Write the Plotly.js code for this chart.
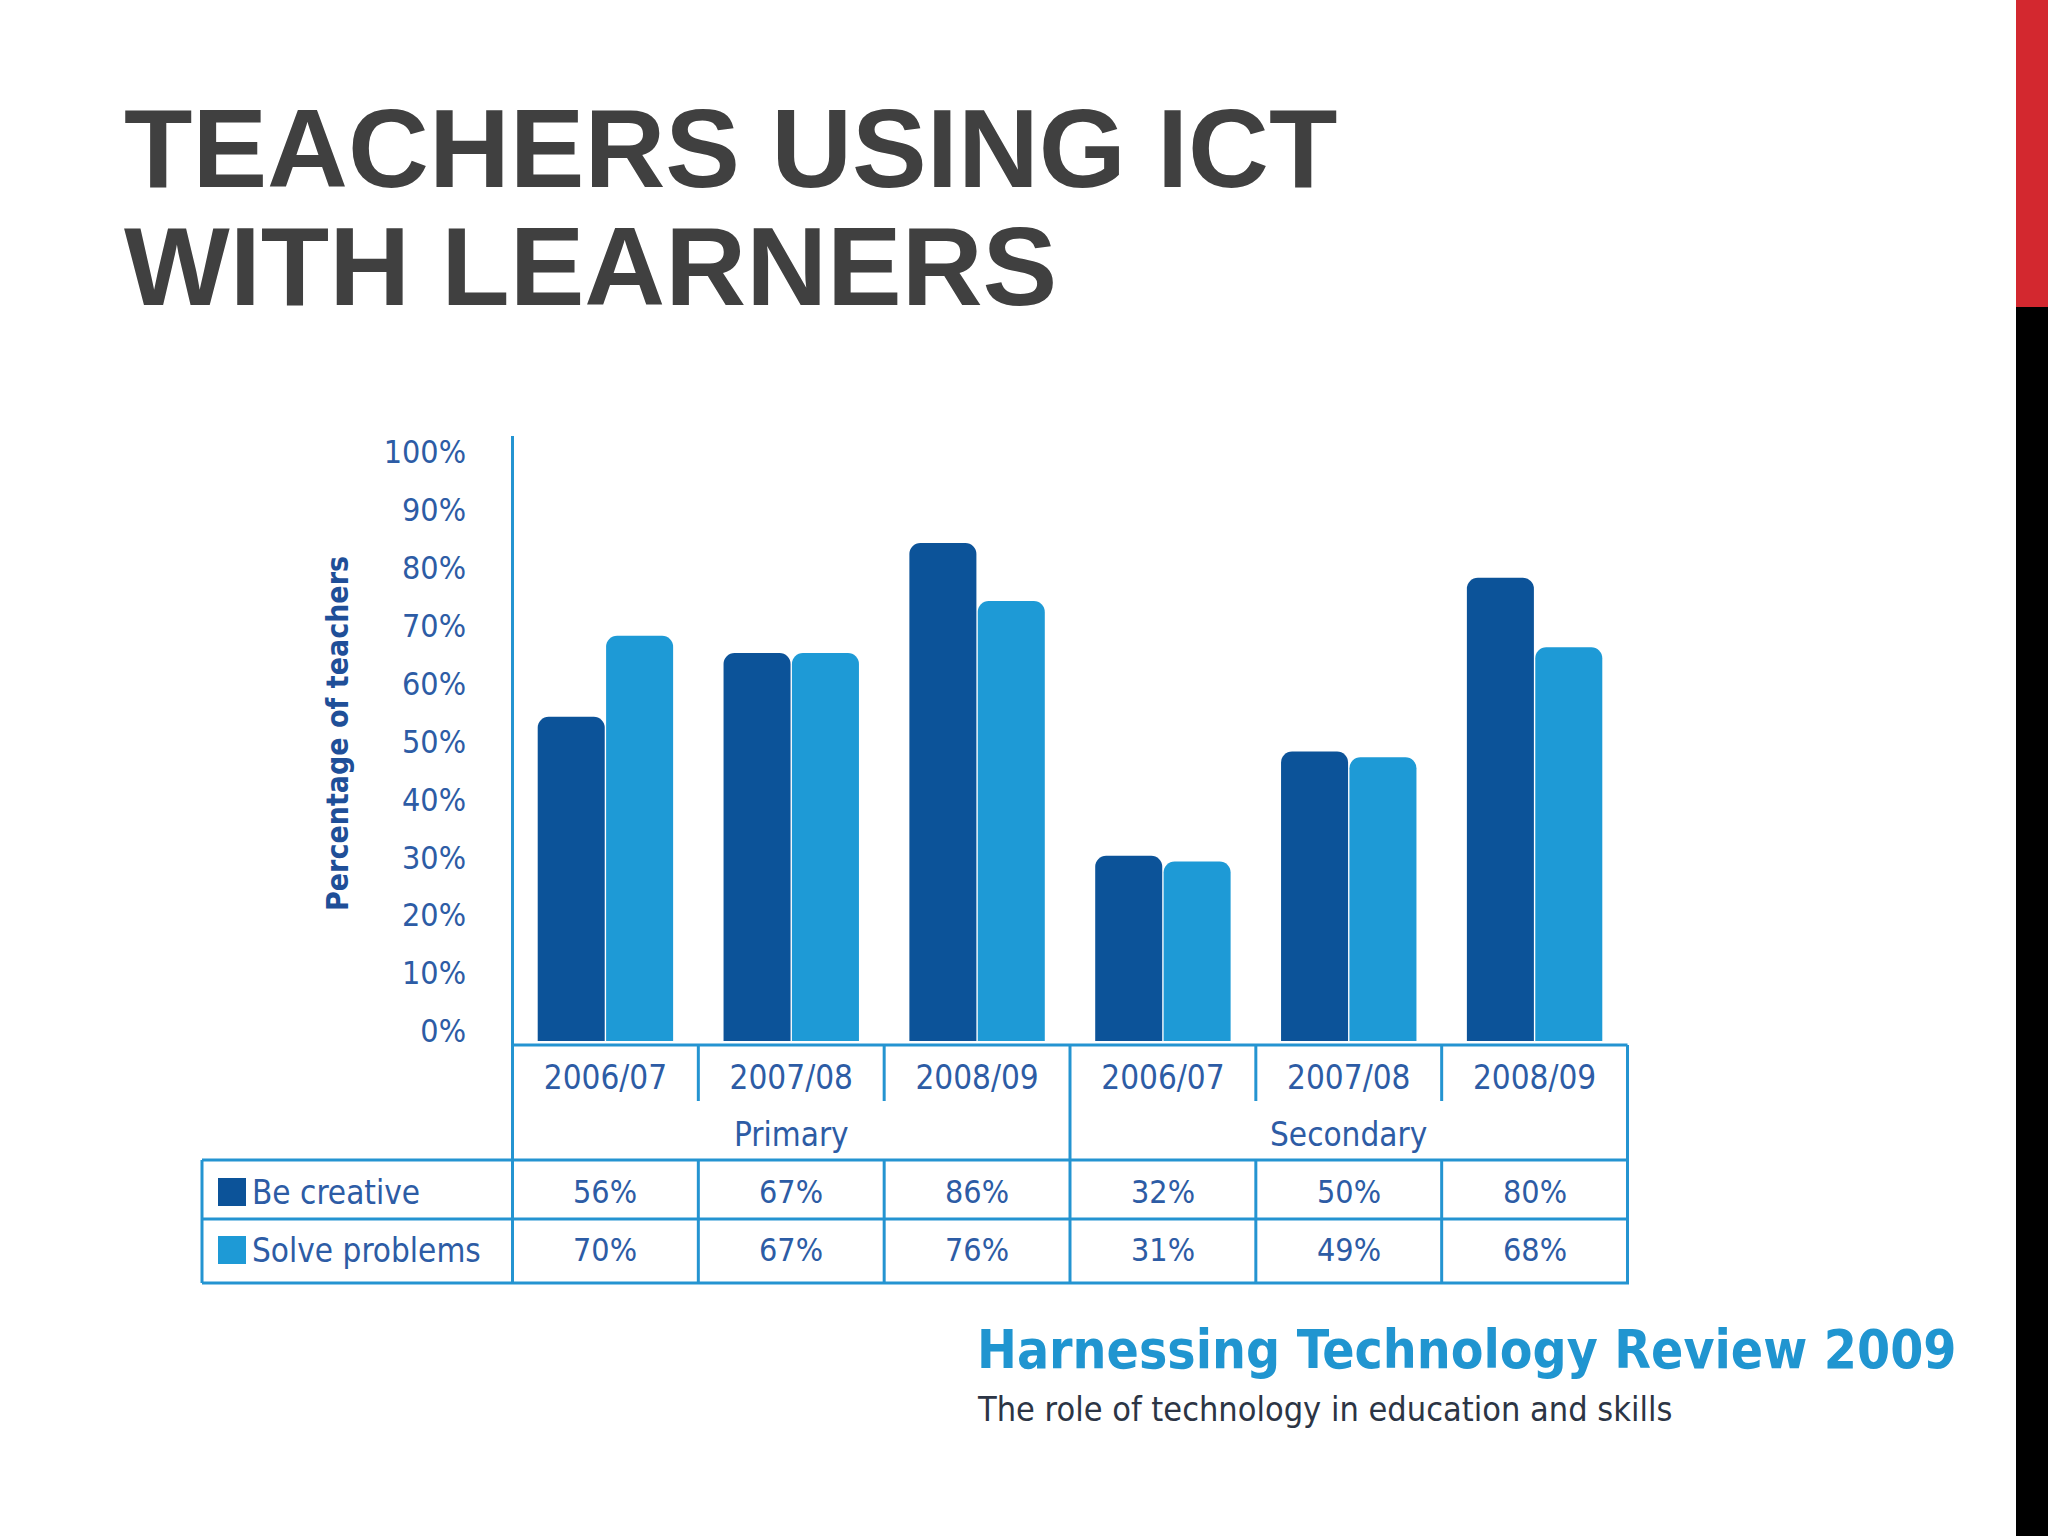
<!DOCTYPE html>
<html>
<head>
<meta charset="utf-8">
<script src="https://cdn.plot.ly/plotly-3.0.1.min.js"></script>
<style>
html,body{margin:0;padding:0;background:#fff;}
#chart{width:2048px;height:1536px;}
</style>
</head>
<body>
<div id="chart"></div>
<script>
// ---- data ----
const titleLines = ["TEACHERS USING ICT", "WITH LEARNERS"];
const groups = ["Primary", "Secondary"];
const years = ["2006/07", "2007/08", "2008/09"];
const seriesNames = ["Be creative", "Solve problems"];
const beCreative = [56, 67, 86, 32, 50, 80];
const solveProblems = [70, 67, 76, 31, 49, 68];
const yTickVals = [0, 10, 20, 30, 40, 50, 60, 70, 80, 90, 100];
const yTickLabels = ["0%", "10%", "20%", "30%", "40%", "50%", "60%", "70%", "80%", "90%", "100%"];
const yTitle = "Percentage of teachers";
const sourceTitle = "Harnessing Technology Review 2009";
const sourceSubtitle = "The role of technology in education and skills";

// ---- styles ----
const darkBlue = "#0c5399";
const lightBlue = "#1e9ad6";
const lineBlue = "#2494d1";
const textBlue = "#2d5ca5";
const chartFont = "DejaVu Sans Condensed, sans-serif";

// plot-area pixel frame
const L = 511, R = 1629, T = 440, B = 1041;
const px = v => (v - L) / (R - L);
const py = v => (B - v) / (B - T);

const categories = [];
const tickText = [];
groups.forEach(g => years.forEach(y => { categories.push(g + " " + y); tickText.push(y); }));

const traces = [
  {type: "bar", name: seriesNames[0], x: categories, y: beCreative,
   marker: {color: darkBlue, cornerradius: 11, line: {width: 0}}, hoverinfo: "skip"},
  {type: "bar", name: seriesNames[1], x: categories, y: solveProblems,
   marker: {color: lightBlue, cornerradius: 11, line: {width: 0}}, hoverinfo: "skip"}
];

const shapes = [];
const ann = [];
const line = (xref, x0, x1, y0, y1) => shapes.push({type: "line", xref: xref, yref: "paper",
  x0: x0, x1: x1, y0: py(y0), y1: py(y1), line: {color: lineBlue, width: 3}, layer: "above"});
const text = (xref, x, y, t, font, xanchor, extra) => ann.push(Object.assign({xref: xref, yref: "paper",
  x: x, y: py(y), text: t, showarrow: false, xanchor: xanchor || "center", yanchor: "middle", font: font}, extra || {}));

const n = categories.length;
// y-axis line extended through the table
line("x", -0.5, -0.5, T - 4, 1283);
// baseline
line("x", -0.5, n - 0.5, 1045, 1045);
// right edge
line("x", n - 0.5, n - 0.5, 1045, 1283);
// dividers between years / groups
for (let k = 1; k < n; k++) {
  const groupEdge = (k % years.length === 0);
  line("x", k - 0.5, k - 0.5, 1045, groupEdge ? 1283 : 1101);
  if (!groupEdge) line("x", k - 0.5, k - 0.5, 1160, 1283);
}
// table horizontal lines
[1160, 1219, 1283].forEach(yv => line("paper", px(202), 1, yv, yv));
// table left edge
line("paper", px(202), px(202), 1160, 1283);

// group labels
groups.forEach((g, gi) => text("x", gi * years.length + (years.length - 1) / 2, 1134, g,
  {family: chartFont, size: 33, color: textBlue}));

// table rows
const rowY = [1192, 1250];
const rowVals = [beCreative, solveProblems];
const rowCols = [darkBlue, lightBlue];
rowVals.forEach((vals, r) => {
  vals.forEach((v, i) => text("x", i, rowY[r], v + "%", {family: chartFont, size: 32, color: textBlue}));
  shapes.push({type: "rect", xref: "paper", yref: "paper", x0: px(218), x1: px(246),
    y0: py(rowY[r] - 14), y1: py(rowY[r] + 14), fillcolor: rowCols[r], line: {width: 0}});
  text("paper", px(250), rowY[r], seriesNames[r], {family: chartFont, size: 33, color: textBlue}, "left");
});

// y title
text("paper", px(337), 734, "<b>" + yTitle + "</b>", {family: chartFont, size: 30, color: "#1f4f98"},
  "center", {textangle: -90});

// slide title
titleLines.forEach((t, i) => text("paper", px(122), i === 0 ? 148 : 266, "<b>" + t + "</b>",
  {family: "Liberation Sans, Arial, sans-serif", size: 112, color: "#404040"}, "left"));

// source
text("paper", px(975), 1349, "<b>" + sourceTitle + "</b>",
  {family: "DejaVu Sans Condensed, sans-serif", size: 53, color: "#2095d0"}, "left");
text("paper", px(975), 1409, sourceSubtitle, {family: chartFont, size: 34, color: "#2c3545"}, "left");

// right side decoration bars
shapes.push({type: "rect", xref: "paper", yref: "paper", x0: px(2016), x1: px(2048), y0: py(0), y1: py(307),
  fillcolor: "#d3282f", line: {width: 0}});
shapes.push({type: "rect", xref: "paper", yref: "paper", x0: px(2016), x1: px(2048), y0: py(307), y1: py(1536),
  fillcolor: "#000000", line: {width: 0}});

const layout = {
  width: 2048, height: 1536,
  margin: {l: L, r: 2048 - R, t: T, b: 1536 - B, pad: 0},
  paper_bgcolor: "#ffffff", plot_bgcolor: "#ffffff",
  showlegend: false,
  barmode: "group", bargap: 0.264, bargroupgap: 0.02,
  font: {family: chartFont, color: textBlue},
  xaxis: {type: "category", tickvals: categories, ticktext: tickText, showline: false, showgrid: false,
    zeroline: false, ticks: "", tickfont: {family: chartFont, size: 33, color: textBlue},
    ticklabelstandoff: 14, fixedrange: true},
  yaxis: {range: [0, 100 * (B - T) / 579], tickvals: yTickVals, ticktext: yTickLabels,
    showline: false, showgrid: false, zeroline: false, ticks: "",
    tickfont: {family: chartFont, size: 32, color: textBlue},
    ticklabelstandoff: 44, ticklabelshift: -10, fixedrange: true},
  shapes: shapes,
  annotations: ann
};

Plotly.newPlot("chart", traces, layout, {displayModeBar: false, staticPlot: true});
</script>
</body>
</html>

_WHAT THIS TASK INVOLVES:_
Leave out any pictures and return exactly the lines from the beginning of the data through the line with "groups.forEach(g => years.forEach(y", inclusive.

_RESPONSE:_
Write the Plotly.js code for this chart.
<!DOCTYPE html>
<html>
<head>
<meta charset="utf-8">
<script src="https://cdn.plot.ly/plotly-3.0.1.min.js"></script>
<style>
html,body{margin:0;padding:0;background:#fff;}
#chart{width:2048px;height:1536px;}
</style>
</head>
<body>
<div id="chart"></div>
<script>
// ---- data ----
const titleLines = ["TEACHERS USING ICT", "WITH LEARNERS"];
const groups = ["Primary", "Secondary"];
const years = ["2006/07", "2007/08", "2008/09"];
const seriesNames = ["Be creative", "Solve problems"];
const beCreative = [56, 67, 86, 32, 50, 80];
const solveProblems = [70, 67, 76, 31, 49, 68];
const yTickVals = [0, 10, 20, 30, 40, 50, 60, 70, 80, 90, 100];
const yTickLabels = ["0%", "10%", "20%", "30%", "40%", "50%", "60%", "70%", "80%", "90%", "100%"];
const yTitle = "Percentage of teachers";
const sourceTitle = "Harnessing Technology Review 2009";
const sourceSubtitle = "The role of technology in education and skills";

// ---- styles ----
const darkBlue = "#0c5399";
const lightBlue = "#1e9ad6";
const lineBlue = "#2494d1";
const textBlue = "#2d5ca5";
const chartFont = "DejaVu Sans Condensed, sans-serif";

// plot-area pixel frame
const L = 511, R = 1629, T = 440, B = 1041;
const px = v => (v - L) / (R - L);
const py = v => (B - v) / (B - T);

const categories = [];
const tickText = [];
groups.forEach(g => years.forEach(y => { categories.push(g + " " + y); tickText.push(y); }));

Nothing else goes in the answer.